Supplied data ▸
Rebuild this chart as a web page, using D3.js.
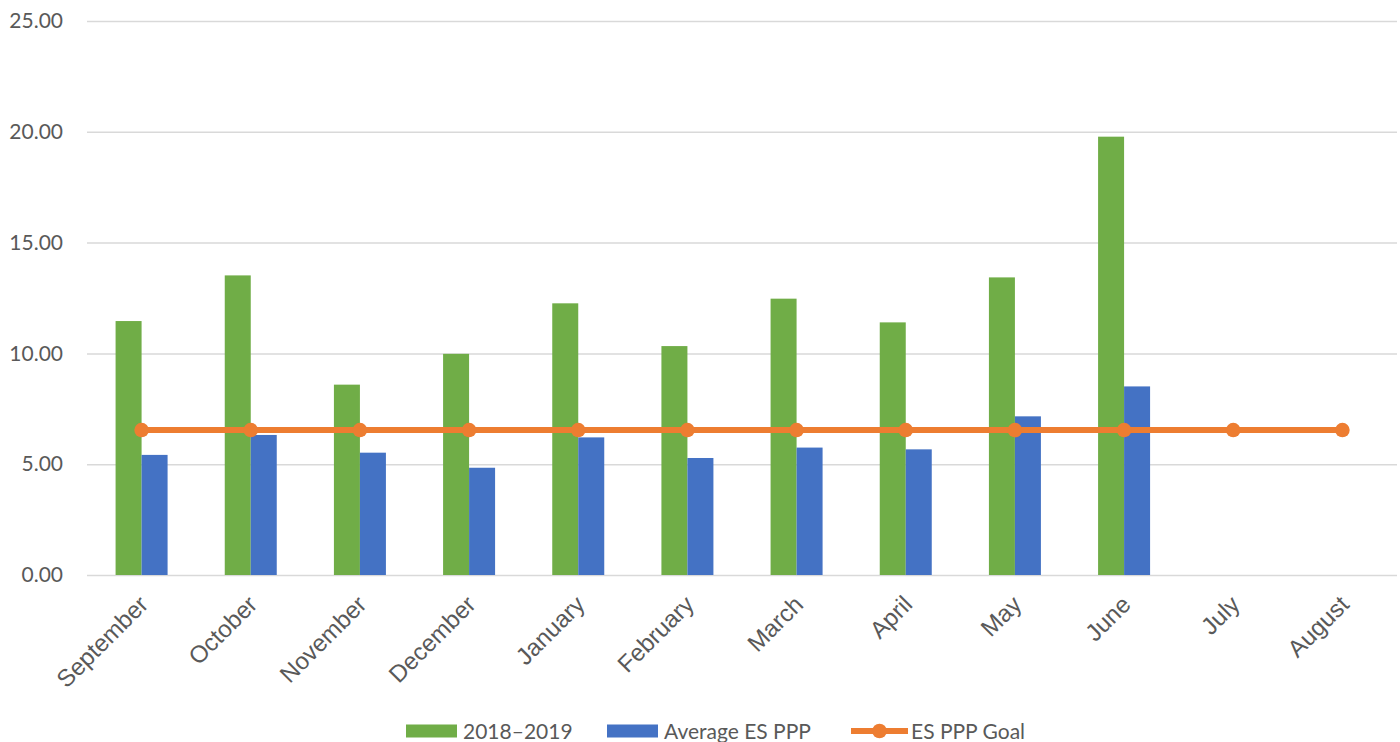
<!DOCTYPE html>
<html>
<head>
<meta charset="utf-8">
<script src="https://cdn.jsdelivr.net/npm/d3@7"></script>
<style>
  body { margin: 0; background: #fff; }
</style>
</head>
<body>
<div id="my_dataviz"></div>
<script>
var months = ["September", "October", "November", "December", "January", "February",
              "March", "April", "May", "June", "July", "August"]
var seriesNames = ["2018\u20132019", "Average ES PPP", "ES PPP Goal"]
var year2018 = [11.46, 13.52, 8.59, 9.98, 12.26, 10.33, 12.47, 11.40, 13.43, 19.78, null, null]
var avgPPP = [5.42, 6.32, 5.52, 4.84, 6.21, 5.28, 5.75, 5.67, 7.16, 8.51, null, null]
var goal = [6.54, 6.54, 6.54, 6.54, 6.54, 6.54, 6.54, 6.54, 6.54, 6.54, 6.54, 6.54]
var yTicks = [0, 5, 10, 15, 20, 25]

var colors = ["#70AD47", "#4472C4", "#ED7D31"]

// set the dimensions and margins of the graph
var margin = {top: 21, right: 3, bottom: 167, left: 87},
    width = 1400 - margin.left - margin.right,
    height = 742 - margin.top - margin.bottom;

var svg = d3.select("#my_dataviz")
  .append("svg")
    .attr("width", 1400)
    .attr("height", 742)
  .append("g")
    .attr("transform", "translate(" + margin.left + "," + margin.top + ")")

// scales
var x = d3.scaleBand()
  .domain(months)
  .range([0, width])
  .padding(0)

var y = d3.scaleLinear()
  .domain([0, 25])
  .range([height, 0])

var barW = 26

// gridlines + y labels
svg.append("g")
  .call(d3.axisLeft(y).tickValues(yTicks).tickSize(-width).tickPadding(24)
        .tickFormat(d3.format(".2f")))
  .call(g => g.select(".domain").remove())
  .call(g => g.selectAll(".tick line").attr("stroke", "#D9D9D9").attr("stroke-width", 1.5))
  .call(g => g.selectAll(".tick text")
      .attr("fill", "#595959")
      .style("font-family", "Lato, 'Open Sans', sans-serif")
      .style("font-size", "21px"))

// x labels (rotated)
svg.append("g")
  .selectAll("text")
  .data(months)
  .enter()
  .append("text")
    .attr("text-anchor", "end")
    .attr("transform", function(d) {
      return "translate(" + (x(d) + x.bandwidth() / 2 + 8) + "," + (height + 31) + ") rotate(-45)"
    })
    .attr("fill", "#595959")
    .style("font-family", "'Liberation Sans', Arial, sans-serif")
    .style("font-size", "24px")
    .text(function(d) { return d })

// bars
var barData = [year2018, avgPPP]
barData.forEach(function(vals, si) {
  svg.append("g")
    .selectAll("rect")
    .data(months.map(function(m, i) { return {m: m, v: vals[i]} }).filter(function(d) { return d.v != null }))
    .enter()
    .append("rect")
      .attr("x", function(d) { return x(d.m) + x.bandwidth() / 2 - barW + si * barW })
      .attr("y", function(d) { return y(d.v) })
      .attr("width", barW)
      .attr("height", function(d) { return height - y(d.v) })
      .attr("fill", colors[si])
})

// goal line
var line = d3.line()
  .x(function(d, i) { return x(months[i]) + x.bandwidth() / 2 })
  .y(function(d) { return y(d) })

svg.append("path")
  .datum(goal)
  .attr("d", line)
  .attr("fill", "none")
  .attr("stroke", colors[2])
  .attr("stroke-width", 6)

svg.append("g")
  .selectAll("circle")
  .data(goal)
  .enter()
  .append("circle")
    .attr("cx", function(d, i) { return x(months[i]) + x.bandwidth() / 2 })
    .attr("cy", function(d) { return y(d) })
    .attr("r", 7.3)
    .attr("fill", colors[2])

// legend
var root = d3.select("svg")
var legend = root.append("g").attr("transform", "translate(0,731)")
var legX = [406, 607, 851]
seriesNames.forEach(function(name, i) {
  var g = legend.append("g").attr("transform", "translate(" + legX[i] + ",0)")
  if (i < 2) {
    g.append("rect").attr("x", 0).attr("y", -6.5).attr("width", 51).attr("height", 13).attr("fill", colors[i])
  } else {
    g.append("line").attr("x1", 0).attr("x2", 57).attr("y1", 0).attr("y2", 0)
      .attr("stroke", colors[i]).attr("stroke-width", 6)
    g.append("circle").attr("cx", 28.5).attr("cy", 0).attr("r", 7.3).attr("fill", colors[i])
  }
  g.append("text")
    .attr("x", i < 2 ? 57 : 60)
    .attr("y", 0)
    .attr("dy", "0.36em")
    .attr("fill", "#595959")
    .style("font-family", "Lato, 'Open Sans', sans-serif")
    .style("font-size", "21px")
    .text(name)
})
</script>
</body>
</html>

Exercise ▸
Reproduce the full listing faithfully, but do not carry over any pictures.

Task output ▸
Rebuild this chart as a web page, using D3.js.
<!DOCTYPE html>
<html>
<head>
<meta charset="utf-8">
<script src="https://cdn.jsdelivr.net/npm/d3@7"></script>
<style>
  body { margin: 0; background: #fff; }
</style>
</head>
<body>
<div id="my_dataviz"></div>
<script>
var months = ["September", "October", "November", "December", "January", "February",
              "March", "April", "May", "June", "July", "August"]
var seriesNames = ["2018\u20132019", "Average ES PPP", "ES PPP Goal"]
var year2018 = [11.46, 13.52, 8.59, 9.98, 12.26, 10.33, 12.47, 11.40, 13.43, 19.78, null, null]
var avgPPP = [5.42, 6.32, 5.52, 4.84, 6.21, 5.28, 5.75, 5.67, 7.16, 8.51, null, null]
var goal = [6.54, 6.54, 6.54, 6.54, 6.54, 6.54, 6.54, 6.54, 6.54, 6.54, 6.54, 6.54]
var yTicks = [0, 5, 10, 15, 20, 25]

var colors = ["#70AD47", "#4472C4", "#ED7D31"]

// set the dimensions and margins of the graph
var margin = {top: 21, right: 3, bottom: 167, left: 87},
    width = 1400 - margin.left - margin.right,
    height = 742 - margin.top - margin.bottom;

var svg = d3.select("#my_dataviz")
  .append("svg")
    .attr("width", 1400)
    .attr("height", 742)
  .append("g")
    .attr("transform", "translate(" + margin.left + "," + margin.top + ")")

// scales
var x = d3.scaleBand()
  .domain(months)
  .range([0, width])
  .padding(0)

var y = d3.scaleLinear()
  .domain([0, 25])
  .range([height, 0])

var barW = 26

// gridlines + y labels
svg.append("g")
  .call(d3.axisLeft(y).tickValues(yTicks).tickSize(-width).tickPadding(24)
        .tickFormat(d3.format(".2f")))
  .call(g => g.select(".domain").remove())
  .call(g => g.selectAll(".tick line").attr("stroke", "#D9D9D9").attr("stroke-width", 1.5))
  .call(g => g.selectAll(".tick text")
      .attr("fill", "#595959")
      .style("font-family", "Lato, 'Open Sans', sans-serif")
      .style("font-size", "21px"))

// x labels (rotated)
svg.append("g")
  .selectAll("text")
  .data(months)
  .enter()
  .append("text")
    .attr("text-anchor", "end")
    .attr("transform", function(d) {
      return "translate(" + (x(d) + x.bandwidth() / 2 + 8) + "," + (height + 31) + ") rotate(-45)"
    })
    .attr("fill", "#595959")
    .style("font-family", "'Liberation Sans', Arial, sans-serif")
    .style("font-size", "24px")
    .text(function(d) { return d })

// bars
var barData = [year2018, avgPPP]
barData.forEach(function(vals, si) {
  svg.append("g")
    .selectAll("rect")
    .data(months.map(function(m, i) { return {m: m, v: vals[i]} }).filter(function(d) { return d.v != null }))
    .enter()
    .append("rect")
      .attr("x", function(d) { return x(d.m) + x.bandwidth() / 2 - barW + si * barW })
      .attr("y", function(d) { return y(d.v) })
      .attr("width", barW)
      .attr("height", function(d) { return height - y(d.v) })
      .attr("fill", colors[si])
})

// goal line
var line = d3.line()
  .x(function(d, i) { return x(months[i]) + x.bandwidth() / 2 })
  .y(function(d) { return y(d) })

svg.append("path")
  .datum(goal)
  .attr("d", line)
  .attr("fill", "none")
  .attr("stroke", colors[2])
  .attr("stroke-width", 6)

svg.append("g")
  .selectAll("circle")
  .data(goal)
  .enter()
  .append("circle")
    .attr("cx", function(d, i) { return x(months[i]) + x.bandwidth() / 2 })
    .attr("cy", function(d) { return y(d) })
    .attr("r", 7.3)
    .attr("fill", colors[2])

// legend
var root = d3.select("svg")
var legend = root.append("g").attr("transform", "translate(0,731)")
var legX = [406, 607, 851]
seriesNames.forEach(function(name, i) {
  var g = legend.append("g").attr("transform", "translate(" + legX[i] + ",0)")
  if (i < 2) {
    g.append("rect").attr("x", 0).attr("y", -6.5).attr("width", 51).attr("height", 13).attr("fill", colors[i])
  } else {
    g.append("line").attr("x1", 0).attr("x2", 57).attr("y1", 0).attr("y2", 0)
      .attr("stroke", colors[i]).attr("stroke-width", 6)
    g.append("circle").attr("cx", 28.5).attr("cy", 0).attr("r", 7.3).attr("fill", colors[i])
  }
  g.append("text")
    .attr("x", i < 2 ? 57 : 60)
    .attr("y", 0)
    .attr("dy", "0.36em")
    .attr("fill", "#595959")
    .style("font-family", "Lato, 'Open Sans', sans-serif")
    .style("font-size", "21px")
    .text(name)
})
</script>
</body>
</html>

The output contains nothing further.